A scheduling system for the school.
I worked part time at my school, and knew many of the admissions officers. While my team and I were trying to figure out what to do for our project, I showed a little program that I created to the head admissions officer and she loved it.
I hated trying to schedule my classes. I would color boxes onto transparencies and lay them on each other to find schedules. I whipped up a little program with Java and Swing that would read in the times courses were offered and would show me every permutation of the schedule, giving me at least X hours. This meant that instead of spending a couple of hours trying to figure out a schedule (and change it as classes filled up), I could type in a couple dozen lines from the course catalog into a simple CSV like format and have my program display possible schedules for me.
It looked quite nice, which was probably a help. Basically copying the way iCal shows things helped there.

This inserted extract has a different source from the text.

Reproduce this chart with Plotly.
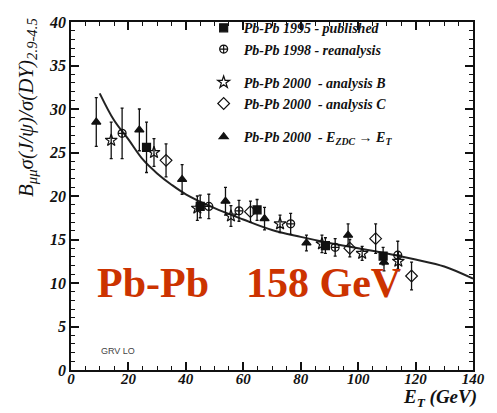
import plotly.graph_objects as go

# J/psi over Drell-Yan ratio vs transverse energy, Pb-Pb at 158 GeV
pub95_x = [26.3, 45.0, 64.8, 88.6, 108.7]
pub95_y = [25.6, 18.8, 18.4, 14.3, 13.1]
pub95_e = [2.9, 1.3, 1.2, 0.9, 1.0]

re98_x = [17.8, 48.0, 58.5, 76.5, 92.0, 113.8]
re98_y = [27.2, 18.8, 18.3, 16.8, 14.1, 13.2]
re98_e = [2.9, 1.4, 1.2, 1.2, 1.0, 1.6]

anB_x = [14.0, 28.9, 44.0, 55.7, 72.8, 87.4, 101.4, 114.0]
anB_y = [26.4, 25.0, 18.6, 17.7, 16.8, 14.5, 13.4, 12.5]
anB_e = [2.1, 1.6, 1.4, 1.2, 1.0, 1.0, 0.8, 1.1]

anC_x = [33.1, 62.5, 97.1, 106.1, 118.6]
anC_y = [24.1, 18.2, 14.0, 15.1, 10.8]
anC_e = [1.9, 1.2, 1.0, 1.7, 1.6]

zdc_x = [8.8, 23.8, 38.7, 53.8, 67.4, 82.0, 96.5, 109.0]
zdc_y = [28.5, 27.6, 21.9, 19.4, 17.4, 14.6, 15.5, 12.4]
zdc_e = [2.8, 2.4, 1.7, 1.6, 1.3, 0.9, 1.3, 1.0]

# GRV LO expectation
grv_x = [10, 15, 20, 25, 30, 35, 40, 50, 60, 70, 80, 90, 100, 110, 120, 130, 140]
grv_y = [31.8, 28.7, 26.5, 24.2, 22.6, 21.3, 20.2, 18.6, 17.3, 16.1, 15.3, 14.6, 14.0, 13.4, 12.7, 11.9, 10.5]

SERIF = "Liberation Serif"

fig = go.Figure()

fig.add_trace(go.Scatter(x=grv_x, y=grv_y, mode="lines", line=dict(color="#222", width=2, shape="spline"),
                         showlegend=False, hoverinfo="skip"))


def add_series(x, y, e, name, symbol, size, group, lw=1.2):
    fig.add_trace(go.Scatter(
        x=x, y=y, mode="markers", name=name, legendgroup=group,
        error_y=dict(type="data", array=e, color="#111", thickness=1.3, width=1.5),
        marker=dict(symbol=symbol, size=size, color="#111", line=dict(color="#111", width=lw)),
    ))


add_series(pub95_x, pub95_y, pub95_e, "Pb-Pb 1995 - published", "square", 8, "g1")
add_series(re98_x, re98_y, re98_e, "Pb-Pb 1998 - reanalysis", "circle-cross-open", 8, "g1")
add_series(anB_x, anB_y, anB_e, "Pb-Pb 2000  - analysis B", "star-open", 9, "g2")
add_series(anC_x, anC_y, anC_e, "Pb-Pb 2000  - analysis C", "diamond-open", 9, "g2")
add_series(zdc_x, zdc_y, zdc_e, "Pb-Pb 2000  - E<sub>ZDC</sub> → E<sub>T</sub>", "triangle-up", 8, "g3")

axis_common = dict(
    showline=True, linecolor="#111", linewidth=1.5, mirror="ticks",
    ticks="inside", ticklen=8, tickwidth=1.5, tickcolor="#111",
    showgrid=False, zeroline=False,
)

fig.update_xaxes(range=[0, 140], dtick=20, tick0=0, ticklabelstandoff=-6,
                 tickfont=dict(family=SERIF, size=15, color="#111", style="italic", weight="bold"),
                 minor=dict(dtick=5, ticks="inside", ticklen=4, tickwidth=1.2, tickcolor="#111"),
                 **axis_common)
fig.update_yaxes(range=[0, 40], dtick=5, tick0=0,
                 tickfont=dict(family=SERIF, size=16, color="#111", style="italic", weight="bold"),
                 minor=dict(dtick=1, ticks="inside", ticklen=4, tickwidth=1.2, tickcolor="#111"),
                 **axis_common)

fig.add_annotation(text="B<sub>μμ</sub>σ(J/ψ)/σ(DY)<sub>2.9-4.5</sub>", textangle=-90,
                   xref="paper", yref="paper", x=-0.11, y=0.755, xanchor="center", yanchor="middle",
                   showarrow=False,
                   font=dict(family=SERIF, size=21, color="#111", style="italic"))

fig.add_annotation(text="E<sub>T</sub> (GeV)", xref="paper", yref="paper", x=1.015, y=-0.121,
                   xanchor="right", yanchor="bottom", showarrow=False,
                   font=dict(family=SERIF, size=19, color="#111", style="italic", weight="bold"))

fig.add_annotation(text="GRV LO", x=9.9, y=2.2, xanchor="left", yanchor="middle", showarrow=False,
                   font=dict(family="Liberation Sans", size=9, color="#444"))

fig.add_annotation(text="Pb-Pb", x=28.7, y=10.0, showarrow=False, xanchor="center", yanchor="middle",
                   font=dict(family=SERIF, size=42, color="#CC3300", weight="bold"))
fig.add_annotation(text="158 GeV", x=88.0, y=10.0, showarrow=False, xanchor="center", yanchor="middle",
                   font=dict(family=SERIF, size=42, color="#CC3300", weight="bold"))

fig.update_layout(
    width=497, height=413,
    margin=dict(l=71, r=14, t=12, b=43),
    paper_bgcolor="white", plot_bgcolor="white",
    showlegend=True,
    legend=dict(x=0.33, y=1.028, xanchor="left", yanchor="top", bgcolor="rgba(0,0,0,0)",
                tracegroupgap=12, itemwidth=30,
                font=dict(family=SERIF, size=14, color="#111", style="italic", weight="bold")),
)

fig.write_html("out.html")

So for our project, my team and I took my little program and added a database back end and web front end that would allow the administrators to easily add/update classes so that students could always get the latest update of courses without having to filter them by hand with open/closed courses. We also added additional features such as supporting more schedules (half-semester classes instead of just full, etc.), printing (which was a big challenge), and more.
It was actually a pretty fun project. I'd love to know if they use it, but I haven't asked. The corporate office was apparently interested in it. I found my program very useful, I really hated trying to piece schedules together.
It had it's problems. The PHP front end to the database was rather ugly, but I knew that at the time. Having it connect directly to the database was a mistake. It couldn't do much thanks to right limits, but it should have asked through a web-service or something easier to secure/replace.
Still, I learned a ton, especially with the requirements that I never would have thought of based on real world scenarios that the school had to deal with. It had to be able to show more than 8 different courses on a schedule and handle over 50 hours a week, both of which one poor student took once.